**EXERCISE BRIEF**
Pictures in the entries below are excluded; copy only the lines from the one containing "Output the Python" to the one containing "ax = fig.add_axes([80", both included.

BEGIN ITEMS

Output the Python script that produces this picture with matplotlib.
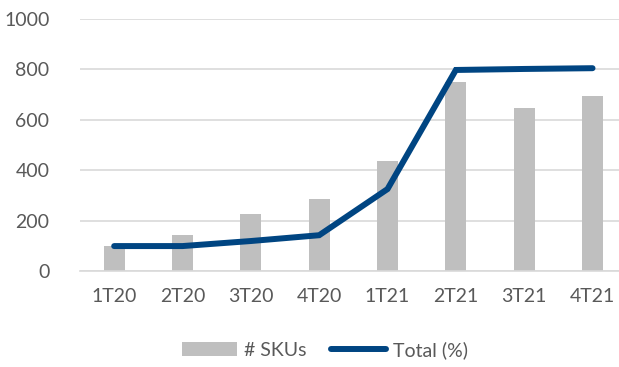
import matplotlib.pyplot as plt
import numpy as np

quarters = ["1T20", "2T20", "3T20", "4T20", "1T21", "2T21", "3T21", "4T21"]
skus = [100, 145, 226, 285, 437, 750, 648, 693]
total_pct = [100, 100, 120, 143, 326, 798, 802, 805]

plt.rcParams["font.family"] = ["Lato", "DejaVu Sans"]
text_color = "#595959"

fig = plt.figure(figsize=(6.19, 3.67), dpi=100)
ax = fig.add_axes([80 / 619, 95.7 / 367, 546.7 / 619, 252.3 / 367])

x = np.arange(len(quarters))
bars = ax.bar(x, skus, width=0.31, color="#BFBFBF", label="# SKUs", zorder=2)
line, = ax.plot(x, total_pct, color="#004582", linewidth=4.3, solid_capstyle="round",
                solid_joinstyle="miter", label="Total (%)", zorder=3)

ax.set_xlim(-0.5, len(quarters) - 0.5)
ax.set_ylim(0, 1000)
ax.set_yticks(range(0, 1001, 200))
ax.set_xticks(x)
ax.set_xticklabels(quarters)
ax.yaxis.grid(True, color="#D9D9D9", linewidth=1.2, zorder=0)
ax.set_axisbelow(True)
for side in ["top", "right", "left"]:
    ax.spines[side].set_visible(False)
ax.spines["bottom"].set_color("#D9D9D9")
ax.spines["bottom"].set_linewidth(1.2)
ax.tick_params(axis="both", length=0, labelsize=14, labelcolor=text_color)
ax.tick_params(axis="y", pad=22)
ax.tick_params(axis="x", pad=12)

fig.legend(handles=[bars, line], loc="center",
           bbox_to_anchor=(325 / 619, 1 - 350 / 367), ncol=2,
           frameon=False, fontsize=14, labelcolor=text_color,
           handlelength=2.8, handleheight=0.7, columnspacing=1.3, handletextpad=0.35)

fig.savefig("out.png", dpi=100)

END ITEMS
BEGIN ITEMS

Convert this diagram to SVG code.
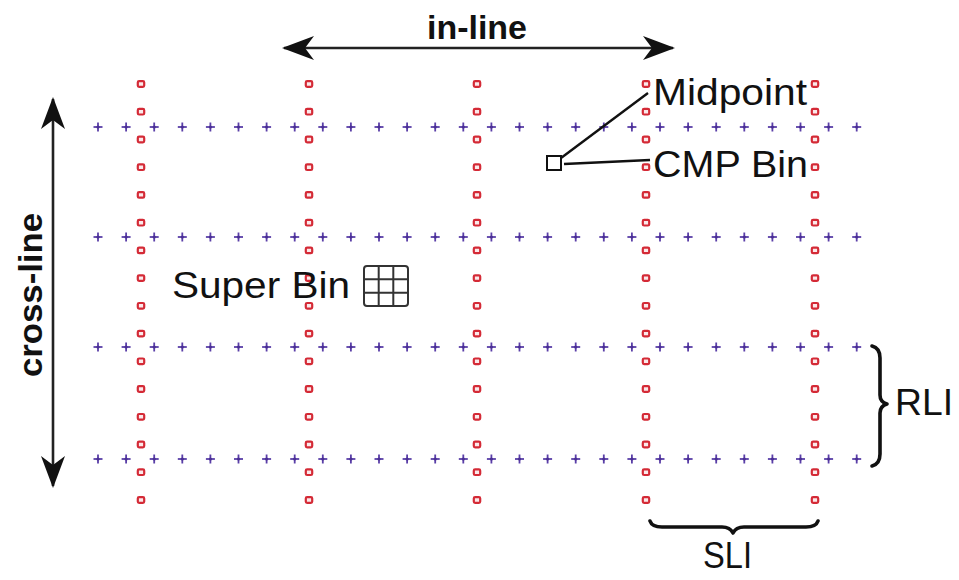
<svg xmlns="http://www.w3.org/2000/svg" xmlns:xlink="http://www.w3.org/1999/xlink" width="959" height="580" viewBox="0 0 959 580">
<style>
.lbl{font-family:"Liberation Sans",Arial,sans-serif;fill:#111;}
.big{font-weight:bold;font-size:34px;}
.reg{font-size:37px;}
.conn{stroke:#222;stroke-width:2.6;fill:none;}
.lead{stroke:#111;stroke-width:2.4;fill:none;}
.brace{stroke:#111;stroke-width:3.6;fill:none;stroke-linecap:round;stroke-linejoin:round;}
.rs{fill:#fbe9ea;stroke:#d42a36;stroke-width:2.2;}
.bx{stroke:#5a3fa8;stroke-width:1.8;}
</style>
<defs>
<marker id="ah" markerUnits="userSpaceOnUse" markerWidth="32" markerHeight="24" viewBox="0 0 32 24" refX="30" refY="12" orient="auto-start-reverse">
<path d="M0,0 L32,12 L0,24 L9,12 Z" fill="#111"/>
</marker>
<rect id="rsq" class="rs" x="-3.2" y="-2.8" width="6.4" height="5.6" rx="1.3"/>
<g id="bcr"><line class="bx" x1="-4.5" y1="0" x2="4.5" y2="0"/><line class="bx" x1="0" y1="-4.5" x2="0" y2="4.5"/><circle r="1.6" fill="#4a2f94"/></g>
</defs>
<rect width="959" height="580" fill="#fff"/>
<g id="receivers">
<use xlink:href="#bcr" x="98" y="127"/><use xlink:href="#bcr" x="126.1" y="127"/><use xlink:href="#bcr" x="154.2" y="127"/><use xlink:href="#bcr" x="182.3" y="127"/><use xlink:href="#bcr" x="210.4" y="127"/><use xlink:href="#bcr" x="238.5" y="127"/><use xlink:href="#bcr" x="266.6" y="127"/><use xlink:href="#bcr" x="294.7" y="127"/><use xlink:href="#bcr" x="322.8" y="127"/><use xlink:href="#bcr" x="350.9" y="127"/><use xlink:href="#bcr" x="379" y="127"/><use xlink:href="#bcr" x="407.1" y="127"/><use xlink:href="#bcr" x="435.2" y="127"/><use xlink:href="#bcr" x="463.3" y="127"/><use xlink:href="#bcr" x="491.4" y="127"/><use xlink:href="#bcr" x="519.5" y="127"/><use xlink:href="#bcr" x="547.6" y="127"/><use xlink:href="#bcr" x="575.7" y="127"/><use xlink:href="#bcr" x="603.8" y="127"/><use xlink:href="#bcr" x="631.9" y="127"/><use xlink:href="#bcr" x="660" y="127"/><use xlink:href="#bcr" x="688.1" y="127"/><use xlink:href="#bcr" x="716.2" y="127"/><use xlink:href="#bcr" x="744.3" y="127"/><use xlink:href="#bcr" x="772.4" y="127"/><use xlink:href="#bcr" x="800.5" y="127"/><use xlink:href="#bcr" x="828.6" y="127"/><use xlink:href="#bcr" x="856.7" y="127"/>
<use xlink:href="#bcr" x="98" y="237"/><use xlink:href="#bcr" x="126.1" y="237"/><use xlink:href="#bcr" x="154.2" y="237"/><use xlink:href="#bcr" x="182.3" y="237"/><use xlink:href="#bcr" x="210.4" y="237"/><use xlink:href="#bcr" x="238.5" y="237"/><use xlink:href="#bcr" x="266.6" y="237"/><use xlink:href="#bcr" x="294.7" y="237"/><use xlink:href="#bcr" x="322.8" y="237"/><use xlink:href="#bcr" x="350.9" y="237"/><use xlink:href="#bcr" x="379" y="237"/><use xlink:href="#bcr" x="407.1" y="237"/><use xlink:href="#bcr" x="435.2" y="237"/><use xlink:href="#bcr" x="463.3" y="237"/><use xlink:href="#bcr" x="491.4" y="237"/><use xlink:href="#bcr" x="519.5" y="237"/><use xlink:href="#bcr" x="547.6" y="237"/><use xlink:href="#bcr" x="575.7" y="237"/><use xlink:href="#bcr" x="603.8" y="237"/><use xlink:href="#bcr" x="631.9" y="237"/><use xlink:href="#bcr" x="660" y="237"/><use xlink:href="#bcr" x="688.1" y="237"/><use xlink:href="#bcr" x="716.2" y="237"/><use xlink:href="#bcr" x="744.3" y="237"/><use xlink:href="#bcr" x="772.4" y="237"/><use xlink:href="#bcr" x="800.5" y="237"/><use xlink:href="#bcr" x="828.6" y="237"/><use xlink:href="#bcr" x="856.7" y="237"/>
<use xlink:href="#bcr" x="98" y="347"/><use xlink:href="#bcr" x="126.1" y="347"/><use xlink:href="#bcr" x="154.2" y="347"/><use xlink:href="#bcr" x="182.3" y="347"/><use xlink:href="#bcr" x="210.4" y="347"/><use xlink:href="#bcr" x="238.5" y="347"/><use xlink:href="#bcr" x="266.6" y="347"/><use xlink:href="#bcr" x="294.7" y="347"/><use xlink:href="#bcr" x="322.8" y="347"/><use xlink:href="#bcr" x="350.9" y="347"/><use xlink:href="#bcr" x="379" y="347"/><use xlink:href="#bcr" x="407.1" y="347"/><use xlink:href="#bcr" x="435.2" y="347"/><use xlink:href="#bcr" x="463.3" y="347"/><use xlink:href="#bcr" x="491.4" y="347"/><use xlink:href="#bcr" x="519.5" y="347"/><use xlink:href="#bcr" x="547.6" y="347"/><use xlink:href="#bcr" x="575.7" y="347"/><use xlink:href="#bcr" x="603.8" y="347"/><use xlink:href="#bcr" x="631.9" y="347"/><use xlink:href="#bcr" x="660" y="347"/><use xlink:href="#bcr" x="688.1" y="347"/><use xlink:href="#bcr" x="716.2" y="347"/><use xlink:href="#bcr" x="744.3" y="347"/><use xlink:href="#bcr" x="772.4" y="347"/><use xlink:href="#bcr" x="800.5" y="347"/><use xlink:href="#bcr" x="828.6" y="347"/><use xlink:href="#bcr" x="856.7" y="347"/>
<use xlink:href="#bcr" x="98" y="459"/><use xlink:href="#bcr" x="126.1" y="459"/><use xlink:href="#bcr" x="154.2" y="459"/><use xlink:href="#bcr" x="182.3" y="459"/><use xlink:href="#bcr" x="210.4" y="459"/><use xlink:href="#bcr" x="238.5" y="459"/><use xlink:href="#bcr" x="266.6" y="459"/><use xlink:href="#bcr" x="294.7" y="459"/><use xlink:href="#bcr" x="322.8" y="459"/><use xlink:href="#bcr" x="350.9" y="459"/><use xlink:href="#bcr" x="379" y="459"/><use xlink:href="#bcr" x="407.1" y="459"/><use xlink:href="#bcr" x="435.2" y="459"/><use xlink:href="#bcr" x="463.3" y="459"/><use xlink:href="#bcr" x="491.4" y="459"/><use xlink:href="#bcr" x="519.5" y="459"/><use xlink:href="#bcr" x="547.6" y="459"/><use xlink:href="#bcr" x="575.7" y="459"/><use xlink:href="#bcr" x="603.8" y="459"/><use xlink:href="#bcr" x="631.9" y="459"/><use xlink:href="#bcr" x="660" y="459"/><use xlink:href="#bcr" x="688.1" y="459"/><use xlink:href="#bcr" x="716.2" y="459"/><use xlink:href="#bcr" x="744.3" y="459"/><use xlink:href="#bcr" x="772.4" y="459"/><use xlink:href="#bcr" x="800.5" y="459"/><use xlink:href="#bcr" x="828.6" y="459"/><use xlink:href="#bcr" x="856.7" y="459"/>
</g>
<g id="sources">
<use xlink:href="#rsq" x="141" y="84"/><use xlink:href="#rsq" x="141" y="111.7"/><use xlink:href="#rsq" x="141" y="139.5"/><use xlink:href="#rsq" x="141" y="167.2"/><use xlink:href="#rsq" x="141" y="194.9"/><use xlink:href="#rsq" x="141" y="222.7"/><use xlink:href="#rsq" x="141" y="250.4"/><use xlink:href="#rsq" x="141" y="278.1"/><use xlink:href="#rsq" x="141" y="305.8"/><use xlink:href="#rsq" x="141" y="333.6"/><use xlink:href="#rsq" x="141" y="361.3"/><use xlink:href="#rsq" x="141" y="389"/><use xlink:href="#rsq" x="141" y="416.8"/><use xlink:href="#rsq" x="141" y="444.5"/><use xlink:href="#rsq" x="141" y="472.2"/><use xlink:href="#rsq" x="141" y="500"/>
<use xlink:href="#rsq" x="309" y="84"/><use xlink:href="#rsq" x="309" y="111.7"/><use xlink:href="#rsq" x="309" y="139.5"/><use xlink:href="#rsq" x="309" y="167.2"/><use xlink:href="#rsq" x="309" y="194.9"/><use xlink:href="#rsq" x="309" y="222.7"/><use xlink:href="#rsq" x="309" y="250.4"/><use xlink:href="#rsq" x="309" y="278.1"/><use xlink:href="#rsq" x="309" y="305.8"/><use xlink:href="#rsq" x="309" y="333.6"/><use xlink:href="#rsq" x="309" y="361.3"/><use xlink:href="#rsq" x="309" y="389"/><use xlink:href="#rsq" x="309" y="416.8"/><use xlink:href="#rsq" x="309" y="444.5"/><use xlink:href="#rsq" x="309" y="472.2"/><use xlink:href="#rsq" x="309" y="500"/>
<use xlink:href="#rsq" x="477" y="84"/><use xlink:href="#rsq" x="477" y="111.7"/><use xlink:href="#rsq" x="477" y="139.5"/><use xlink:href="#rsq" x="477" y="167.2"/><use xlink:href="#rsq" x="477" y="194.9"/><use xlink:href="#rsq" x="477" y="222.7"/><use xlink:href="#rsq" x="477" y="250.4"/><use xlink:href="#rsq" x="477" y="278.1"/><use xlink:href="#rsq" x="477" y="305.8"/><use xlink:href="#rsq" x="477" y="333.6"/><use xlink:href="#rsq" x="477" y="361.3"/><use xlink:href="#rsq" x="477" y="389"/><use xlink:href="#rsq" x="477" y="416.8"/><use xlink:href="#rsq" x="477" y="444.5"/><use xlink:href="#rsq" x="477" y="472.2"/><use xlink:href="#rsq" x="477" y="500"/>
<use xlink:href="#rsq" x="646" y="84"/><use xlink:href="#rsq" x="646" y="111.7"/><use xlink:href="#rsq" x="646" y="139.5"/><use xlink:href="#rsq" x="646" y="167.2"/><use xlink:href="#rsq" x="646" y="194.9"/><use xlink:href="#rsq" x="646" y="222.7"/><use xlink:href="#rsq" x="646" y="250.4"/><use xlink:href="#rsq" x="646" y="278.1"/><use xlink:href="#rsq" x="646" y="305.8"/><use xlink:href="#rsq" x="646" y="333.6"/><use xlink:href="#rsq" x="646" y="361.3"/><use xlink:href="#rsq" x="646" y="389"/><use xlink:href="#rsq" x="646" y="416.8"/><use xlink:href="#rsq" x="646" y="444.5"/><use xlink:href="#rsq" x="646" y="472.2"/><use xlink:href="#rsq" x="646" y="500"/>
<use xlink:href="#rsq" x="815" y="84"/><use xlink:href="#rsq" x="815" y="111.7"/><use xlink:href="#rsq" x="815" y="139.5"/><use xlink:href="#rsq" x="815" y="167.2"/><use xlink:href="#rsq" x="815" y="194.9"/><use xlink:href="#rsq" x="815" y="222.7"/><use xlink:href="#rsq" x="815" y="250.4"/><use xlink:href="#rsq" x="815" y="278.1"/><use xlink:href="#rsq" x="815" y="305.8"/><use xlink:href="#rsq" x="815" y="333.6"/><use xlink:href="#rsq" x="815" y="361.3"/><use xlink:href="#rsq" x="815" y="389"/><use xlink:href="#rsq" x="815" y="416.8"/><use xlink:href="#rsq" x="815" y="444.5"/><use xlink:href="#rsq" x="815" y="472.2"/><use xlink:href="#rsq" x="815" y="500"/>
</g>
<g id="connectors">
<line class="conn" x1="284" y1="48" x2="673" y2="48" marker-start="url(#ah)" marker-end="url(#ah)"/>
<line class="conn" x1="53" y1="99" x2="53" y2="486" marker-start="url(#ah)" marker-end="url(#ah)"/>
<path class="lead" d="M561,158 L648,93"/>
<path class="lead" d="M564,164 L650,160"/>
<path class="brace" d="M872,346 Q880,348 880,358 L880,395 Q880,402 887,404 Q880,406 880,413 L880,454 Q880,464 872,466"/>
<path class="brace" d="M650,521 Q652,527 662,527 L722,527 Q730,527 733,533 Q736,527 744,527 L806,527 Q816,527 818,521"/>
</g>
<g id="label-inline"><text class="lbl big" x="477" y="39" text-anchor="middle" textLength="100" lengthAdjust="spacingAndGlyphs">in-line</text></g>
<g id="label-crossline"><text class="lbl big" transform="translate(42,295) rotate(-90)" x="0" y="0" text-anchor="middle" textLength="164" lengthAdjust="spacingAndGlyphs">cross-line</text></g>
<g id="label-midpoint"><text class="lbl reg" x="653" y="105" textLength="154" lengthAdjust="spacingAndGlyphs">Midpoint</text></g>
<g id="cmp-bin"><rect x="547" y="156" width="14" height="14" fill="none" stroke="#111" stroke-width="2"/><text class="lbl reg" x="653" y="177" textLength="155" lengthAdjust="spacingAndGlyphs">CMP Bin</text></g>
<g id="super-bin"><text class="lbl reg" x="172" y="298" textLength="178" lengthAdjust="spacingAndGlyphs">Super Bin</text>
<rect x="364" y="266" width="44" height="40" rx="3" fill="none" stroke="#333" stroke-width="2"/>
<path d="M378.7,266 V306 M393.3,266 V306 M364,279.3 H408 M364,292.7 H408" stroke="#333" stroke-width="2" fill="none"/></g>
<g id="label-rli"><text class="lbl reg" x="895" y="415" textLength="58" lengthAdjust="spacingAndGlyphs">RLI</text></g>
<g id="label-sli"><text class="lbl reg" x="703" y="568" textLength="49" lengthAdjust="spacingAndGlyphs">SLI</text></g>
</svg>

END ITEMS

**FINAL ANSWER**
Output the Python script that produces this picture with matplotlib.
import matplotlib.pyplot as plt
import numpy as np

quarters = ["1T20", "2T20", "3T20", "4T20", "1T21", "2T21", "3T21", "4T21"]
skus = [100, 145, 226, 285, 437, 750, 648, 693]
total_pct = [100, 100, 120, 143, 326, 798, 802, 805]

plt.rcParams["font.family"] = ["Lato", "DejaVu Sans"]
text_color = "#595959"

fig = plt.figure(figsize=(6.19, 3.67), dpi=100)
ax = fig.add_axes([80 / 619, 95.7 / 367, 546.7 / 619, 252.3 / 367])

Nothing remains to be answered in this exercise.